Sur une col : Paresse douteuse

Je suis tombé hier sur une vidéo d’une interview accordée par le sieur Bredoumi Soumaïla à un média international et j’ai eu beaucoup de peine pour le porte-parole du PDCI. A une question, pourtant simple, du confrère à propos de Tidjane Thiam, l’homme d’ordinaire si volubile quand il s’agit de défendre son patron, a tellement baragouiné la réponse que son interlocuteur a dû se montrer insistant pour espérer lui tirer les vers du nez. Hélas, en vain ! Malgré le torrent de sueur qui lui dégoulinait du visage et le débit tonitruant de son verbe, rien d’à peu près intelligible n’a pu sortir des explications du malheureux mandataire du grand et fameux banquier.
La question était en substance celle-ci : « Tidjane Thiam, qui a une double nationalité ivoirienne et française, va-t-il renoncer à la seconde, puisqu’il est un très probable candidat de son parti (dont il est le président élu) à l’élection présidentielle en Côte d’Ivoire ? ». Et voilà Bredoumi qui cafouille, qui louvoie, qui bégaie-même. Son regard est fuyant, comme s’il cherchait la rescousse d’une voix enchanteresse qui viendrait lui passer le mot.

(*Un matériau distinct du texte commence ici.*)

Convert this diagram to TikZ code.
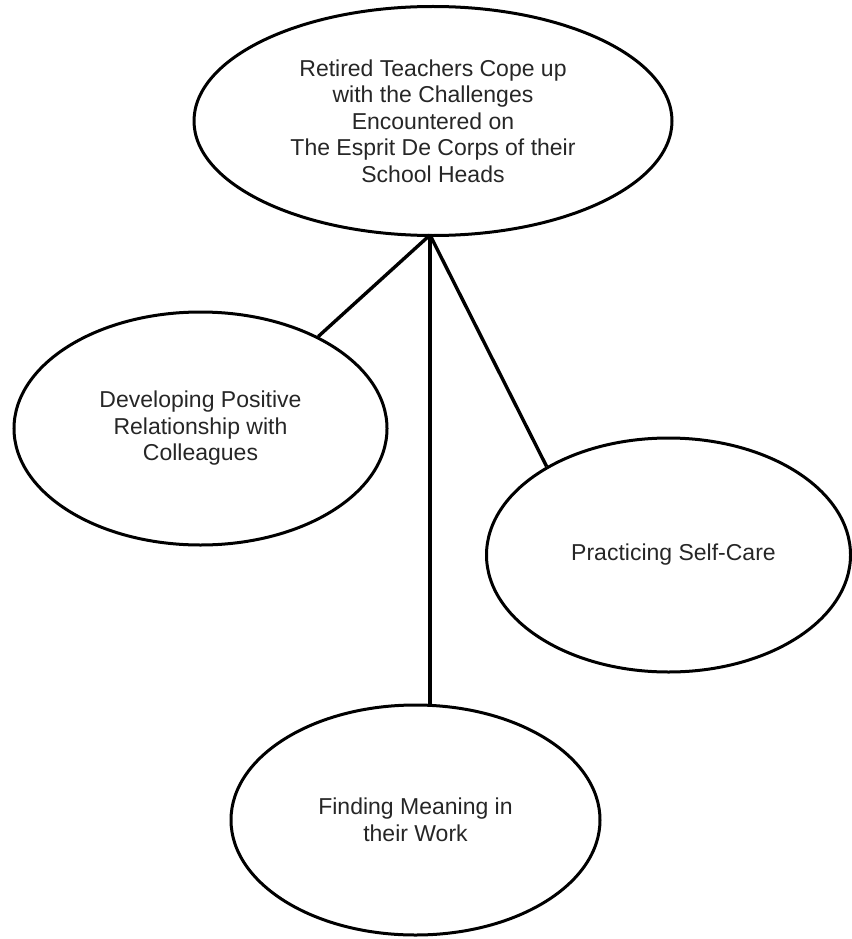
\documentclass[tikz,border=0pt]{standalone}
\usepackage{fontspec}
\setmainfont{Liberation Sans}
\usetikzlibrary{shapes.geometric}

\tikzset{
  bubble/.style={ellipse, draw=black, line width=3pt, inner sep=0pt,
    align=center, font=\fontsize{23}{26.5}\selectfont, text=black!85},
  link/.style={draw=black, line width=3.4pt}
}

\begin{document}
\begin{tikzpicture}[x=1pt, y=-1pt]
  \useasboundingbox (0,0) rectangle (851,939);

  % central theme
  \node[bubble, minimum width=478pt, minimum height=229pt] (top) at (433,121)
    {Retired Teachers Cope up\\with the Challenges\\Encountered on\\The Esprit De Corps of their\\School Heads};

  % sub-themes
  \node[bubble, minimum width=373pt, minimum height=233pt] (lft) at (200.5,428.5)
    {Developing Positive\\Relationship with\\Colleagues};
  \node[bubble, minimum width=364pt, minimum height=234pt] (rgt) at (668.5,555)
    {\hspace*{10pt}Practicing Self-Care};
  \node[bubble, minimum width=369pt, minimum height=230pt] (bot) at (415.5,820)
    {Finding Meaning in\\their Work};

  % branching point under the central theme
  \coordinate (hub) at (430,235);

  \draw[link] (hub) -- (lft.38);
  \draw[link] (hub) -- (rgt.144);
  \draw[link] (hub) -- (bot.north -| hub);
\end{tikzpicture}
\end{document}
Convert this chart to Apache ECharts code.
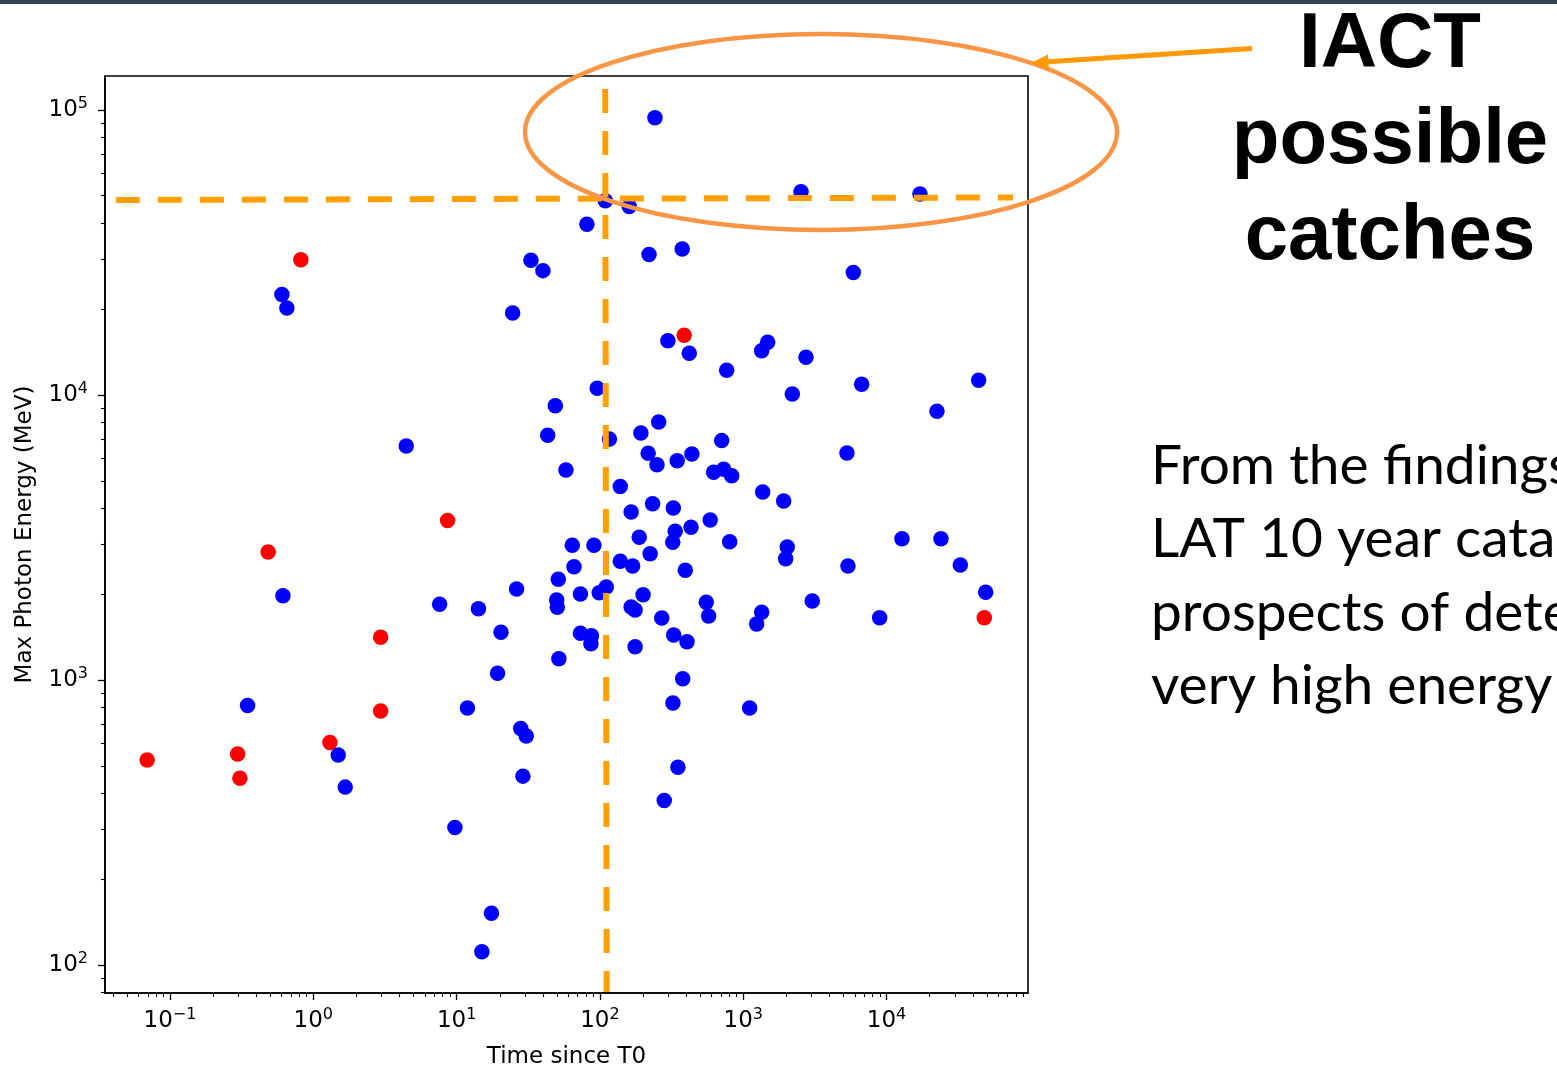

Sa seule réponse à peu près audible est la suivante : « au moment où je vous parle, M. Thiam n’a aucun problème d’éligibilité ». Une réponse qui pour le journaliste n’est qu’une périphrase qui esquive la question précise qui lui est posée. Alors, voilà le pauvre confrère qui insiste : « Votre candidat a-t-il ou va-t-il, OUI ou NON, renoncer à la nationalité française ? » Il n’aura jamais la réponse à cette interrogation, Bredoumi s’étant muré dans cette espèce de fuite en avant totalement surréaliste pour l’homme de média.
Alors, la vraie question est donc celle-ci : à quoi joue Tidjane Thiam ? Comment, à 9 mois d’une échéance électorale capitale, à laquelle il est censé prendre part en portant l’étendard d’une importante formation politique comme le PDCI, considéré comme la première force de l’opposition, un leader d’un parti ne s’empresse pas de régler ce qui pourrait être un obstacle certain à sa participation à ce scrutin ?
Pourquoi traine-t-il si mollement les pas ? Pourquoi cette question n’a-t-elle pas fait partie de ses priorités dès lors qu’il est rentré au pays, s’est fait élire président du parti en s’engageant devant les militants à le conduire au palais présidentiel ? Que cache donc cette paresse de mouvements vers les tribunaux français pour vider ce « petit contentieux » ?
Car, aujourd’hui, il y a peut-être un problème que ce manque d’entrain soulève dans l’esprit des Ivoiriens. C’est celui lié à la morale et à l’éthique dont on peut aisément dire qu’elles font cruellement défaut à notre potentiel « futur président de la République ».
Comment afficher tant d’ardeur à conduire le destin d’un pays quand on se montre si nonchalant à s’en réclamer citoyen à part entière ? « Tu es pressé de diriger la Côte d’Ivoire mais tu n’es pas chaud à devenir Ivoirien chap-chap », s’étonnerait-on à Abobo.